О том, сколько презрения было в этих глазах позже, а с алых губ срывалось такое же едва слышное «ненавижу», парень старался не вспоминать. Хотя, лучше пусть призирает и ненавидит, чем вот как сейчас, даже взглядом не удостоит! Будто это она всего час назад задыхалась от его поцелуев! Будто и не смотрела на него так, что все внутри переворачивалось…
— Да что, твою мать, не так?! — забывшись, воскликнул в голос Кир, по-прежнему не спуская глаз с Тины.
Музыкант действительно не мог понять, причину такого «игнора» со стороны разукрашки. Ведь им двоим было хорошо! Да она же хотела его, черт побери!
Температура в комнате моментально упала на несколько градусов ниже, а тишина стала замораживающее-тонкой, как первый лёд в ноябре, что мог в любую секунду с треском рассыпаться на тысячи колючих осколков.
Все взгляды разом устремились в сторону Кира, все кроме одного…
«Ты — моральный урод, вот что не так!» — прорычала в мыслях Руднева, но в жизни лишь жеманно отложила вилку на салфетку и, скользнув по присутствующим равнодушным взглядом (намеренно пропустив барана) грациозно поднялась со стула.
Теперь все дружно сосредоточили свое внимание на Тине.
— Спасибо, — произнесла Валентина, задвигая стульчик, — я сыта, — голос её звучал мягко и обволакивающе, хотя внутри её, казалось, все покрылось болезненными шипами.
Все так же, не смея нарушать тишину, семейство в немом изумлении проводило глазами неспешно удаляющуюся девушку. И только Кир заметил, что Тина немного прихрамывает.
«Вот же идиотка!» — выругался про себя парень, заметив кровь на белоснежной глазури напольной плитки.
— А вы… — решил, наконец, поинтересоваться Михаил Петрович, что, собственно, происходит, но был перебит своим зятем, который уже возвышался над ним.
— Где аптечка? — требовательно спросил Кир у мужчины.
— В ванной, над стиральной машинкой, — заторможено ответил дядя Миша, не забыв спросить: — У вас точно все в порядке?
— Точно, — небрежно бросил на ходу Кир, устремляясь вслед за безмозглой дурой, которая шляется по дому с кровоточащими ранами на ногах.
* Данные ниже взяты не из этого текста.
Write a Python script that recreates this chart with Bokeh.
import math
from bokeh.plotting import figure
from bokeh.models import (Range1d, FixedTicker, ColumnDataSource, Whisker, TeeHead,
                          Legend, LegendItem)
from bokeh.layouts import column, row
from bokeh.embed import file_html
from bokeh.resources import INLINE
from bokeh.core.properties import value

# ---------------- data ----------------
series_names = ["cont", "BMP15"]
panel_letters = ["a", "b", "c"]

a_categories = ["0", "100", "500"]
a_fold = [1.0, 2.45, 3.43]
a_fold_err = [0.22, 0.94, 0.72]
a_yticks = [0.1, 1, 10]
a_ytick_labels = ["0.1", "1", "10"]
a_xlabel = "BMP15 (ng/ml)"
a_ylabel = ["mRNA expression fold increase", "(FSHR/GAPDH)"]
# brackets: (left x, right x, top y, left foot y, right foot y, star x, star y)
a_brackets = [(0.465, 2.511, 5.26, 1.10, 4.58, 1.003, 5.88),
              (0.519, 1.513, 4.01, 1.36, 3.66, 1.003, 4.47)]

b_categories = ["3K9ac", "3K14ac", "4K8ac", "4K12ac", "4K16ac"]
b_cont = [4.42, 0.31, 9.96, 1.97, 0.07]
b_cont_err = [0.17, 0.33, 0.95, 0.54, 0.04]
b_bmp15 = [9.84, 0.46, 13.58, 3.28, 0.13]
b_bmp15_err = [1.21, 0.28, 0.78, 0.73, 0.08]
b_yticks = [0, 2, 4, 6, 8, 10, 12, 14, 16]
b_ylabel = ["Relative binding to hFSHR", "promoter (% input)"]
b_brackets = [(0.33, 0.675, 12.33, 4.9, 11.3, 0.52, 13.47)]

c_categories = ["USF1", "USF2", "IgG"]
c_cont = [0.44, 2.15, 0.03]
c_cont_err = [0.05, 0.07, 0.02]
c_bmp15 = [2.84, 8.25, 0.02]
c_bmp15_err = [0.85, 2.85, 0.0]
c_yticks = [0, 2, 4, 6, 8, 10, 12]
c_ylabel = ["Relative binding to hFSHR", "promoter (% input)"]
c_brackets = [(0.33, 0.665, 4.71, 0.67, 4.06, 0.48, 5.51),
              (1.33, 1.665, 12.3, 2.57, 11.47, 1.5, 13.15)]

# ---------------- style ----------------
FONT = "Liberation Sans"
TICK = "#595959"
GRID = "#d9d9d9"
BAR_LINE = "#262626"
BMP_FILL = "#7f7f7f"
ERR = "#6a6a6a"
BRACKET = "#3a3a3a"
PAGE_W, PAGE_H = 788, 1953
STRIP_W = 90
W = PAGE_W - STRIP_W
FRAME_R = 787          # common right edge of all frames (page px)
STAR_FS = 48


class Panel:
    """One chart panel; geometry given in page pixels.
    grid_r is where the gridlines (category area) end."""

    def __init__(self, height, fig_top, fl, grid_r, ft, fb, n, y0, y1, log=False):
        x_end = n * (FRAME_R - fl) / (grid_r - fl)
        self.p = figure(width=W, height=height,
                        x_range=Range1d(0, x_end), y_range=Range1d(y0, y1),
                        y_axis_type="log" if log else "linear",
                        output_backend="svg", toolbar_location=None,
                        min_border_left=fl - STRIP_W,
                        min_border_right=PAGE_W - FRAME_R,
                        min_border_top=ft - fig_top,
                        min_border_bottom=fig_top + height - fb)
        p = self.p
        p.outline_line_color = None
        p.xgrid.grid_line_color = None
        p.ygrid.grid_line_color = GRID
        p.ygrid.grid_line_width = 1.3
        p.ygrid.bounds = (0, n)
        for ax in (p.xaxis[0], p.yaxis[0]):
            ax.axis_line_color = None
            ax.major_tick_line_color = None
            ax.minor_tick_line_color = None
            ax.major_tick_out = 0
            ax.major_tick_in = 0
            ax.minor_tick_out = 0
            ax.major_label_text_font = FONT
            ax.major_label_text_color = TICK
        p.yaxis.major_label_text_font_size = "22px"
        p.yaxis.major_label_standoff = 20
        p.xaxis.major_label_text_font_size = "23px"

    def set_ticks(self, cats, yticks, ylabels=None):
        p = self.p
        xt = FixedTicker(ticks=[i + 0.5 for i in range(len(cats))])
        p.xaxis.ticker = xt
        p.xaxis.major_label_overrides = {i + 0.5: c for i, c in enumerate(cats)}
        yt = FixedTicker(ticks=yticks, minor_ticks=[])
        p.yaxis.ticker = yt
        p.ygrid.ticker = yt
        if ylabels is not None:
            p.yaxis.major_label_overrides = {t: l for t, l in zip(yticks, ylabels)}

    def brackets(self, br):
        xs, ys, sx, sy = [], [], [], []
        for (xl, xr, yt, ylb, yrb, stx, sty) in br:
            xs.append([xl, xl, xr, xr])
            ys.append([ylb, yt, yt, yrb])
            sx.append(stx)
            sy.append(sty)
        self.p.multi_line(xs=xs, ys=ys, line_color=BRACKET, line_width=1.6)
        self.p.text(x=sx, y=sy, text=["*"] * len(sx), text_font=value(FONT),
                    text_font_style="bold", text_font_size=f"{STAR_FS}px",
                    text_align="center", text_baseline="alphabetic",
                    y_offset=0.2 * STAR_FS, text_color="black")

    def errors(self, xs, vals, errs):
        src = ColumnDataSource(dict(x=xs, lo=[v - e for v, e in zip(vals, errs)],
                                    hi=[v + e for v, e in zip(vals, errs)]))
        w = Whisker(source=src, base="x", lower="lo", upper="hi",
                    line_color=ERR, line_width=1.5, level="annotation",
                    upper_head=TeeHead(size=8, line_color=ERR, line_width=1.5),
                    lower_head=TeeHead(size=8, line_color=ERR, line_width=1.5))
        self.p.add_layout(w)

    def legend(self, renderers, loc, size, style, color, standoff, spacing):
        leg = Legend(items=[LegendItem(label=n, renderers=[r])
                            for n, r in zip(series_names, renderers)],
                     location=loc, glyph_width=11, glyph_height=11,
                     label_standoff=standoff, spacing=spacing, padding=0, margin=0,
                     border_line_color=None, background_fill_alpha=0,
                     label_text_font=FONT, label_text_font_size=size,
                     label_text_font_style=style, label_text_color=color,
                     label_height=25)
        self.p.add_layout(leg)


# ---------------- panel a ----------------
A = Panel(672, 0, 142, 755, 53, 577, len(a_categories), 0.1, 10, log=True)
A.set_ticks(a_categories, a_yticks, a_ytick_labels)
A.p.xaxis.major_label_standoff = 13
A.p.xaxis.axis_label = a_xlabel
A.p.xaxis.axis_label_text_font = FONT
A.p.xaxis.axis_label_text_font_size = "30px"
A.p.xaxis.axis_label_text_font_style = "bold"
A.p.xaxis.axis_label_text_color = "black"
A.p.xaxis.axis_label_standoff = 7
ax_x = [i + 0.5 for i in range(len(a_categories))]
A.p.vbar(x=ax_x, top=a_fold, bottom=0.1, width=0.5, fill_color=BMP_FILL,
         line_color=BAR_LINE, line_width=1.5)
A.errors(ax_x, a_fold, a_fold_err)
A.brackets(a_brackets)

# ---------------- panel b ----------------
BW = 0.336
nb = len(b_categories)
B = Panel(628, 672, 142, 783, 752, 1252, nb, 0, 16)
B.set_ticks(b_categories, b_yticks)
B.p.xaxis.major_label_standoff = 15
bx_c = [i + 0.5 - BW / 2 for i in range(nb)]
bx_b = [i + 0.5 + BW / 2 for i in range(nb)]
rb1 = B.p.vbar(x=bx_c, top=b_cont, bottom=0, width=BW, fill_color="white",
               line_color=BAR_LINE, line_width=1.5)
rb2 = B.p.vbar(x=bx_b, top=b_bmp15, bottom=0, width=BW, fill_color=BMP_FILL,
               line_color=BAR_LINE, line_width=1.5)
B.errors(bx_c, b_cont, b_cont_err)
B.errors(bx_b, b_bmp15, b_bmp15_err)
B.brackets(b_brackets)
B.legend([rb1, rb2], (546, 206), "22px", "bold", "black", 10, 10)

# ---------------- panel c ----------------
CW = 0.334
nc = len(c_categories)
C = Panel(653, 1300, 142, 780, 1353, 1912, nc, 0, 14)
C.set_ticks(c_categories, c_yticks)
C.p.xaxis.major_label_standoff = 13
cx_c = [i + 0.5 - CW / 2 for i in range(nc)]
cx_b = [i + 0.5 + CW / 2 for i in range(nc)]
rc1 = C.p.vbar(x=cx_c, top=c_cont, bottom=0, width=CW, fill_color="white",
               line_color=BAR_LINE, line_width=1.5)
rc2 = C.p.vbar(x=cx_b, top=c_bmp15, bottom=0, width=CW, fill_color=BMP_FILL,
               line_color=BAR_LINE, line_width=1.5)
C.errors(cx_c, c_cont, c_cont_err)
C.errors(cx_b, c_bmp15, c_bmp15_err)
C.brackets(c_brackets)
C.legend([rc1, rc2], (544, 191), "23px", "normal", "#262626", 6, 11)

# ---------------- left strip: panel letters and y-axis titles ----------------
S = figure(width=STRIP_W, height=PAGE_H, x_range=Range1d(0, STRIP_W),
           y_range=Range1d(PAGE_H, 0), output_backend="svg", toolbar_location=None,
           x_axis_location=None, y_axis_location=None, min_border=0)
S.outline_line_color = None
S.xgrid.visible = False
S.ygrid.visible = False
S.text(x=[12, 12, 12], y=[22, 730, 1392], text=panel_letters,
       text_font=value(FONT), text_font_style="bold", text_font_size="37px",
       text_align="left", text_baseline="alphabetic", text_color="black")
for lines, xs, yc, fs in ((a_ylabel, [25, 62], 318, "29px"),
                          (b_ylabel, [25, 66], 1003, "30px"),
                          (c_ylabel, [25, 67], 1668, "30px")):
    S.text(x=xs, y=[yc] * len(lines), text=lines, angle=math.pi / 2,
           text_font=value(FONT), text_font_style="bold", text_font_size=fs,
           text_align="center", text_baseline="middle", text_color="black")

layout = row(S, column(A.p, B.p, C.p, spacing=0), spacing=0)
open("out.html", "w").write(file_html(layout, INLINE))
Сам Кир, к слову, легко отделался неглубокой царапиной.
То, что Тина обалдела, когда рыжий догнал её и крепко ухватив за ладонь потащил в ванную — это ничего не сказать. Изумление разноцветной было насколько велико, что очнулась она только тогда, когда тесном пространстве небольшой комнатки, раздался оглушающий звук дверного замка.
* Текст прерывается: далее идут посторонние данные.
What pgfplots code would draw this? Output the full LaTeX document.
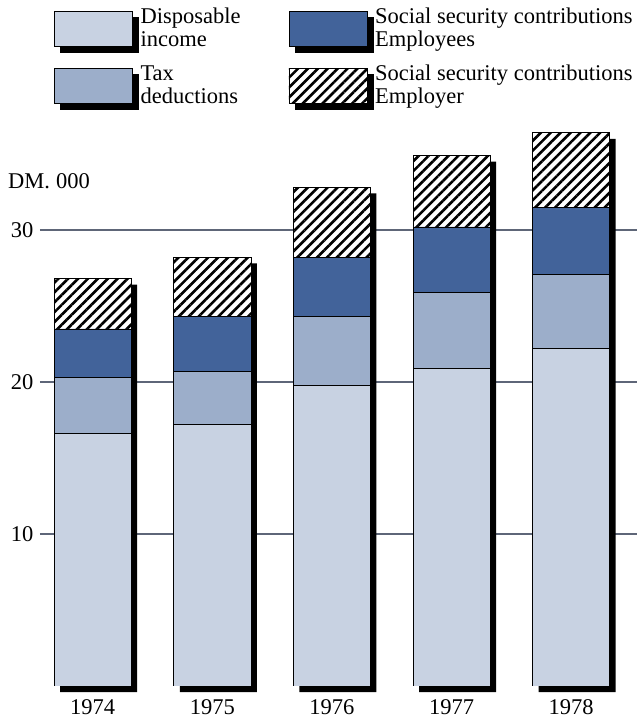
\documentclass[border=0pt]{standalone}
\usepackage{fontspec}
\setmainfont{Liberation Serif}
\usepackage{pgfplots}
\pgfplotsset{compat=1.18}
\usetikzlibrary{patterns.meta}
\definecolor{dispc}{HTML}{C8D2E2}
\definecolor{taxc}{HTML}{9CAECA}
\definecolor{empc}{HTML}{42639A}
\definecolor{gridc}{HTML}{5E6678}
\begin{document}
\fontsize{22.5}{23}\selectfont
\begin{tikzpicture}
\path[use as bounding box] (-40pt,-37pt) rectangle (603pt,686pt);
\pgfplotsset{base/.style={scale only axis, width=597pt, height=566pt,
  xmin=-0.44, xmax=4.55, ymin=0, ymax=37.24,
  axis line style={draw=none}, tick style={draw=none},
  /pgf/number format/assume math mode=true,
  ticklabel style={font=\fontsize{22.5}{23}\selectfont}}}
\begin{axis}[base, clip=false,
  ytick={10,20,30}, ymajorgrids, grid style={color=gridc, line width=1.1pt},
  yticklabel style={xshift=1pt},
  xtick={0,...,4}, xticklabels={1974,1975,1976,1977,1978},
  xticklabel style={yshift=-6pt}]
\addplot[ybar, fill=black, draw=none, bar width=0.644, bar shift=6pt, yshift=-6pt]
  coordinates {(0,26.8) (1,28.2) (2,32.8) (3,34.9) (4,36.4)};
\node[anchor=west, xshift=-32pt, inner sep=0pt] at (axis cs:-0.44,33.2) {DM.\kern6pt000};
\end{axis}
\begin{axis}[base, ybar stacked, bar width=0.644, xtick=\empty, ytick=\empty,
  legend columns=2, transpose legend,
  legend style={draw=none, fill=none, at={(0.018,1.205)}, anchor=north west,
    row sep=10pt, font=\fontsize{22.5}{23}\selectfont,
    /tikz/every even column/.append style={column sep=46pt},
    cells={align=left, anchor=west}},
  legend image code/.code={
    \fill[black] (6pt,-23.5pt) rectangle (84pt,11.5pt);
    \draw[#1] (0pt,-17.5pt) rectangle (78pt,17.5pt);}]
\addplot[fill=dispc, draw=black, line width=0.6pt]
  coordinates {(0,16.6) (1,17.2) (2,19.8) (3,20.9) (4,22.2)};
\addlegendentry{Disposable\\income}
\addplot[fill=taxc, draw=black, line width=0.6pt]
  coordinates {(0,3.7) (1,3.5) (2,4.5) (3,5.0) (4,4.9)};
\addlegendentry{Tax\\deductions}
\addplot[fill=empc, draw=black, line width=0.6pt]
  coordinates {(0,3.2) (1,3.6) (2,3.9) (3,4.3) (4,4.4)};
\addlegendentry{Social security contributions\\Employees}
\addplot[preaction={fill=white}, pattern={Lines[angle=45,distance=7pt,line width=2.6pt]}, draw=black, line width=0.6pt]
  coordinates {(0,3.3) (1,3.9) (2,4.6) (3,4.7) (4,4.9)};
\addlegendentry{Social security contributions\\Employer}
\end{axis}
\end{tikzpicture}
\end{document}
«Значит, начатое до конца доводим?!» — сделала свои выводы Тина, чувствуя, как изнутри её накрывает слепая ярость. И решив, что без боя не сдастся, первой накинулась на рыжего маньяка.
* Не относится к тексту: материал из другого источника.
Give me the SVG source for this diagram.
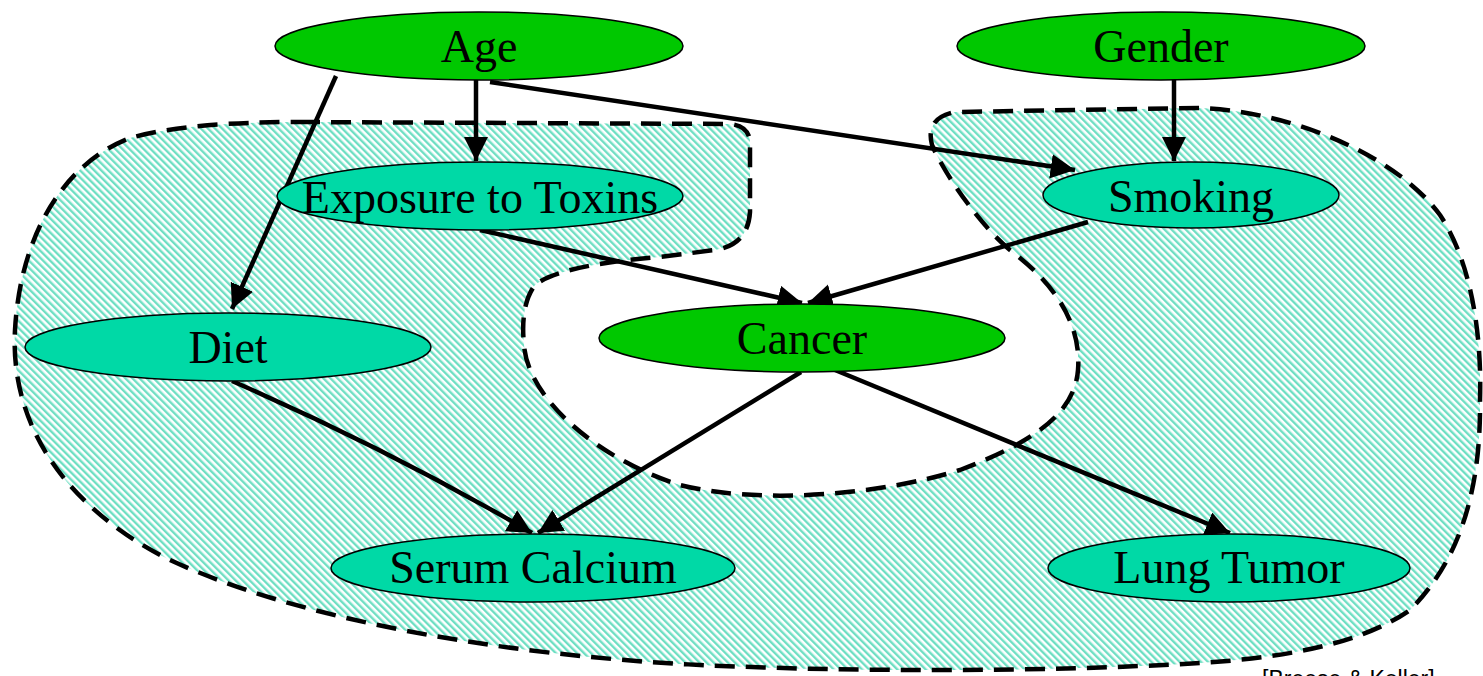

Хотя, минуту спустя, Тина поняла недальновидность своего решения — маньяк оказался сильнее.
«Тварь! Извращенец! Кретин!» — восклицала про себя девушка, пытаясь вырваться из крепкого захвата: Кир, зажав ей руки за спиной, крепко прижимал её к себе.
«Чёртов задрот!» — продолжала костерить музыканта разноцветная, так, не проронив и слова. Ибо еще сегодня утром, осознав всю подлость поступка рыжего, поклялась, что больше и слова этому отморозку не скажет! Она, правда, еще клялась, что не приблизиться к нему, но с этим пунктом возникли кое-какие затруднения.
Парень тоже молчал, с интересом наблюдая за разноцветной, слабо трепыхающейся в его объятьях. Задаваясь про себя вопросом: «Насколько же её хватит?». Такая бурная реакция забавляла и, как ни странно, успокаивала, заставляя забыть обо всех дурных мыслях, одолевавших его во время завтрака. Парня даже не волновал тот факт, что Тина до сих пор молчала, демонстративно игнорируя его. Её сверкающие глаза и так сказали ему слишком много. И Кир, сделав правильные выводы на основе этих испепеляющих взоров, метнул вопросом, попадая прямо в цель:
— Ты что, боишься меня, разукрашка?
Тина мгновенно затихла и с негодованием посмотрела в лицо парня, который посмел её назвать трусихой! Трусость для Тины была синонимом слабости, а быть слабой она не любила.